Quezon did not accept Padilla's resignation. Instead, he had Padilla assigned to one of the most dangerous judicial posts in the Philippines--the Court of First Instance in the Island of Jolo. This was a veritable death sentence, particularly in light of the infamous Moro juramentados in Jolo, who would murder government personnel (including soldiers and judges) in the name of Islam--Quezon's payback for Padilla's judicial independence.

The decision of Padilla at the Court of First Instance was affirmed by the Court of Appeals. Quezon lambasted the court rulings as one that was made by “seventeenth century judges interpreting twentieth century laws” (Guevarra 1999, 451). The public pronouncement was made before the Supreme Court rendered its decision on the highly-publicized case.

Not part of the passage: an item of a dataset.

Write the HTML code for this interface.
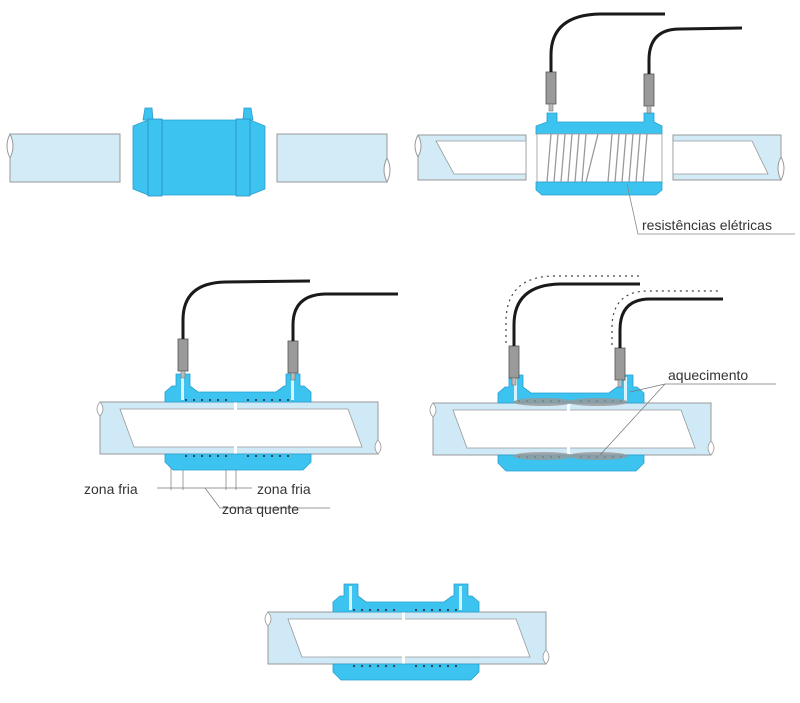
<!DOCTYPE html>
<html><head><meta charset="utf-8"><style>html,body{margin:0;padding:0;background:#fff}svg{display:block}text{font-family:"Liberation Sans",sans-serif;fill:#333}</style></head>
<body>
<svg width="800" height="703" viewBox="0 0 800 703" xmlns="http://www.w3.org/2000/svg">
<defs>
<g id="asm">
  <rect x="0" y="0" width="278" height="52" fill="#cfe9f6" stroke="#999" stroke-width="1"/>
  <path d="M20 7 L248 7 L262 45 L34 45 Z" fill="#fff" stroke="#999" stroke-width="0.8"/>
  <rect x="134" y="0" width="3" height="52" fill="#fff"/>
  <path d="M0 0 Q-6 7 0 14 Q6 7 0 0" fill="#fff" stroke="#999" stroke-width="0.8"/>
  <path d="M278 38 Q284 45 278 52 Q272 45 278 38" fill="#fff" stroke="#999" stroke-width="0.8"/>
  <path d="M65 0 L65 -10 L72 -16 L76 -16 L76 -28 L90 -28 L90 -16 L98 -10 L176 -10 L184 -16 L186 -16 L186 -28 L200 -28 L200 -16 L204 -16 L211 -10 L211 0 Z" fill="#3cc3ef" stroke="#2a9fd0" stroke-width="0.8"/>
  <rect x="81" y="-26" width="3" height="24" fill="#fff" opacity="0.8"/>
  <rect x="191" y="-26" width="3" height="24" fill="#fff" opacity="0.8"/>
  <path d="M65 52 L211 52 L211 60 L203 68 L73 68 L65 60 Z" fill="#3cc3ef" stroke="#2a9fd0" stroke-width="0.8"/>
  <g fill="#222">
    <circle cx="86" cy="-2" r="1"/><circle cx="94" cy="-2" r="1"/><circle cx="102" cy="-2" r="1"/><circle cx="110" cy="-2" r="1"/><circle cx="118" cy="-2" r="1"/><circle cx="126" cy="-2" r="1"/>
    <circle cx="148" cy="-2" r="1"/><circle cx="156" cy="-2" r="1"/><circle cx="164" cy="-2" r="1"/><circle cx="172" cy="-2" r="1"/><circle cx="180" cy="-2" r="1"/><circle cx="188" cy="-2" r="1"/>
    <circle cx="86" cy="54" r="1"/><circle cx="94" cy="54" r="1"/><circle cx="102" cy="54" r="1"/><circle cx="110" cy="54" r="1"/><circle cx="118" cy="54" r="1"/><circle cx="126" cy="54" r="1"/>
    <circle cx="148" cy="54" r="1"/><circle cx="156" cy="54" r="1"/><circle cx="164" cy="54" r="1"/><circle cx="172" cy="54" r="1"/><circle cx="180" cy="54" r="1"/><circle cx="188" cy="54" r="1"/>
  </g>
</g>
<g id="plug">
  <rect x="-5" y="0" width="10" height="32" fill="#9a9a9a" stroke="#555" stroke-width="0.8"/>
  <rect x="-2" y="32" width="4" height="7" fill="#bbb" stroke="#666" stroke-width="0.5"/>
</g>
</defs>

<!-- Panel 1 -->
<rect x="10" y="134" width="110" height="48" fill="#d3ebf7" stroke="#999"/>
<path d="M10 134 Q4 146 10 158 Q16 146 10 134" fill="#fff" stroke="#999"/>
<rect x="277" y="134" width="110" height="48" fill="#d3ebf7" stroke="#999"/>
<path d="M387 158 Q393 170 387 182 Q381 170 387 158" fill="#fff" stroke="#999"/>
<path d="M143 120 L145 108 L152 108 L153 120 Z M243 120 L244 108 L251 108 L253 120 Z" fill="#3cc3ef" stroke="#2a9fd0" stroke-width="0.8"/>
<path d="M133 126 L148 120 L250 120 L265 126 L265 189 L250 195 L148 195 L133 189 Z" fill="#3cc3ef" stroke="#2a9fd0" stroke-width="0.8"/>
<rect x="148" y="119" width="14" height="77" fill="#3cc3ef" stroke="#2a8fc0" stroke-width="0.8"/>
<rect x="236" y="119" width="14" height="77" fill="#3cc3ef" stroke="#2a8fc0" stroke-width="0.8"/>

<!-- Panel 2 -->
<rect x="418" y="135" width="108" height="45" fill="#d3ebf7" stroke="#999"/>
<path d="M436 141 L526 141 L526 174 L454 174 Z" fill="#fff" stroke="#999" stroke-width="0.8"/>
<path d="M418 135 Q412 146 418 157 Q424 146 418 135" fill="#fff" stroke="#999"/>
<rect x="673" y="135" width="108" height="45" fill="#d3ebf7" stroke="#999"/>
<path d="M673 141 L752 141 L768 174 L673 174 Z" fill="#fff" stroke="#999" stroke-width="0.8"/>
<path d="M781 157 Q787 168 781 180 Q775 168 781 157" fill="#fff" stroke="#999"/>
<path d="M536 134 L536 126 L547 122 L547 113 L557 113 L557 122 L640 122 L644 122 L644 113 L654 113 L654 122 L662 126 L662 134 Z" fill="#3cc3ef" stroke="#2a9fd0" stroke-width="0.8"/>
<rect x="537" y="134" width="125" height="48" fill="#fff" stroke="#999" stroke-width="0.8"/>
<path d="M536 182 L662 182 L662 190 L656 195 L542 195 L536 190 Z" fill="#3cc3ef" stroke="#2a9fd0" stroke-width="0.8"/>
<g stroke="#999" stroke-width="1.3">
<line x1="551" y1="134" x2="547" y2="182"/><line x1="558" y1="134" x2="554" y2="182"/><line x1="565" y1="134" x2="561" y2="182"/><line x1="572" y1="134" x2="568" y2="182"/><line x1="579" y1="134" x2="575" y2="182"/><line x1="586" y1="134" x2="582" y2="182"/>
<line x1="598" y1="134" x2="586" y2="182"/>
<line x1="612" y1="134" x2="608" y2="182"/><line x1="619" y1="134" x2="615" y2="182"/><line x1="626" y1="134" x2="622" y2="182"/><line x1="633" y1="134" x2="629" y2="182"/><line x1="640" y1="134" x2="636" y2="182"/><line x1="647" y1="134" x2="643" y2="182"/>
</g>
<use href="#plug" x="551" y="72"/>
<use href="#plug" x="649" y="74"/>
<path d="M551 72 L551 55 Q551 15 600 14 L665 14" fill="none" stroke="#1a1a1a" stroke-width="3"/>
<path d="M649 74 L649 60 Q649 29 680 29 L742 28" fill="none" stroke="#1a1a1a" stroke-width="3"/>
<polyline points="627,184 638,234 795,234" fill="none" stroke="#888" stroke-width="0.8"/>
<text x="642" y="230" font-size="14">resistências elétricas</text>

<!-- Panel 3 -->
<use href="#asm" x="100" y="402"/>
<use href="#plug" x="183" y="339"/>
<use href="#plug" x="293" y="341"/>
<path d="M183 339 L183 320 Q183 283 225 282 L310 281" fill="none" stroke="#1a1a1a" stroke-width="3"/>
<path d="M293 341 L293 325 Q293 295 325 294 L398 294" fill="none" stroke="#1a1a1a" stroke-width="3"/>
<g stroke="#777" stroke-width="0.7" fill="none">
<line x1="171" y1="468" x2="171" y2="490"/><line x1="183" y1="470" x2="183" y2="490"/>
<line x1="226" y1="470" x2="226" y2="490"/><line x1="236" y1="470" x2="236" y2="490"/>
<line x1="157" y1="488" x2="252" y2="488"/>
<polyline points="205,488 220,508 330,508"/>
</g>
<text x="84" y="494" font-size="14">zona fria</text>
<text x="257" y="494" font-size="14">zona fria</text>
<text x="222" y="514" font-size="14">zona quente</text>

<!-- Panel 4 -->
<use href="#asm" x="433" y="403"/>
<g fill="#999" opacity="0.8">
<ellipse cx="543" cy="402" rx="30" ry="4"/><ellipse cx="598" cy="402" rx="30" ry="4"/>
<ellipse cx="543" cy="456" rx="30" ry="4"/><ellipse cx="598" cy="456" rx="30" ry="4"/>
</g>
<use href="#plug" x="514" y="346"/>
<use href="#plug" x="620" y="348"/>
<path d="M514 346 L514 325 Q514 285 560 284 L640 284" fill="none" stroke="#1a1a1a" stroke-width="3"/>
<path d="M620 348 L620 330 Q620 299 650 299 L723 299" fill="none" stroke="#1a1a1a" stroke-width="3"/>
<path d="M506 343 L506 322 Q506 276 555 276 L640 276" fill="none" stroke="#444" stroke-width="1.2" stroke-dasharray="2 4"/>
<path d="M612 345 L612 328 Q612 291 648 291 L721 291" fill="none" stroke="#444" stroke-width="1.2" stroke-dasharray="2 4"/>
<g stroke="#777" stroke-width="0.7" fill="none">
<polyline points="776,384 665,384 630,392"/>
<line x1="665" y1="384" x2="600" y2="455"/>
</g>
<text x="668" y="380" font-size="14">aquecimento</text>

<!-- Panel 5 -->
<use href="#asm" x="268" y="612"/>
</svg>
</body></html>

The Supreme Court did reverse the decisions of the lower courts, but Justice Laurel strongly rebuked the president’s antics during and after the Cuervo case.

During his "tour of duty" in Jolo, Padilla sentenced a number of prominent Muslims to death and personally attended the executions of the same. Yet, he would take daily walks along the beach without the protection of any bodyguards. Many years later, when his son, Tito Bing, attended a hearing in Jolo, he noticed one picture frame in the hall of justice (which has since burned down). It was the picture of then Judge Sabino Padilla, who was apparently beloved by the local Muslim community due to his judicious and fearless decisions in court. At the wake of Lolo Bino, many Muslims travelled from Mindanao (including Jolo) to Manila to pay their last respects. 

Quezon had his way with the Court in a lot of cases. In his memoirs, Justice Malcolm (1957) commented that Quezon “had his prerogatives confirmed by the Supreme Court” (p. 131). Justice Isagani Cruz and Cynthia Datu (2000, 89) remarked that during the period “executive intervention was so widely known.” Quezon almost always had his way with the Court. It was said that “Ozaeta (Quezon’s Attorney-General) never won in the Supreme Court, but Quezon never lost” (Ibid., 90).